On May 16, the Project Task Force met to review draft work products and lay out a plan for community meetings in September when the public had the opportunity to review and comment on various draft strategies, initiatives and other "compatibility tools." Tools under consideration included:
- Updates to community "General Plans" to incorporate compatibility policies and strategies
- Revisions to land use regulations, tailored to meet the needs of specific communities
- "Disclosure" procedures to advise buyers/tenants of Camp operations and impacts
- More formal coordination procedures to enhance Camp-Community collaboration
- An electronic brochure, list serve and other tools to disseminate information
On September 9, 2014, the project Task Force met to review public input from the September 8 Community Open House, to prepare for the second Open House (held the evening of September 9), and to discuss a plan and schedule for the next steps in the project. In addition, team members discussed various implementation efforts already under way in participating communities, including the development of "Dark Sky" lighting ordinances and beneficial policy amendments to community "General Plans" that are used to guide development. Other communities were working in partnership with Camp Williams leadership to pursue mutual goals relating to open space "buffers" along the Camp's northern property line, as well as to evaluate planned regional transportation extension options to the southeast of Camp Williams.
Finally, the group affirmed the decision not to pursue a regional Agricultural Preservation Ordinance, based on a detailed analysis and related findings provided by the project consultant. In general, it was felt that the potential for leveraging farmland preservation as a means of facilitating military compatibility was limited by conflicting community policies, plans and regulations, as well as other factors such as current State Statutes, infrastructure and transportation plans and vested rights in approved developments that will be located on existing farmland. However, it was also recognized that individual communities could and perhaps should pursue these objectives in areas outside of the JLUS study, where significant potential benefits might be achieved.
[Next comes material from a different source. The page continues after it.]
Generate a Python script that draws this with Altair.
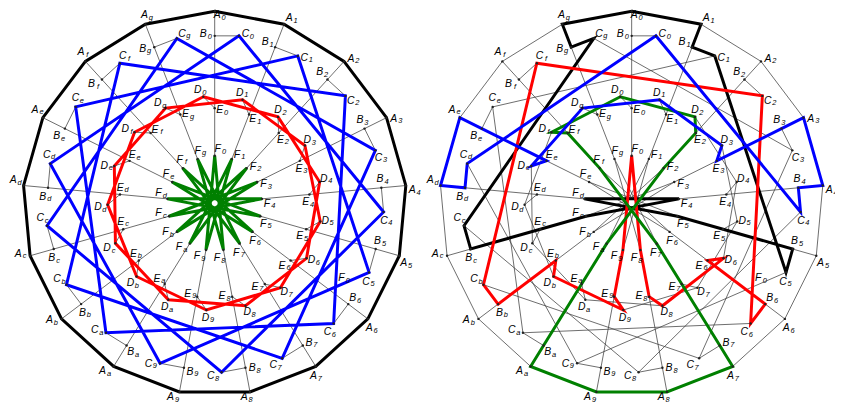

The Committee held its last meeting on Thursday, February 5, 2015 at Camp Williams to review the public meeting held on the prior night and to prepare for the February 5 meeting in Saratoga Springs. The members reviewed the Final Recommendations Report and discussed options for implementation efforts following completion of the JLUS Implementation contract. The consensus was that some type of collaborative effort should continue on an on-going basis, perhaps using the Committee as the initial means of organizing for those efforts, particularly given the body of knowledge and expertise gained by members through both the JLUS and the JLUS Implementation projects.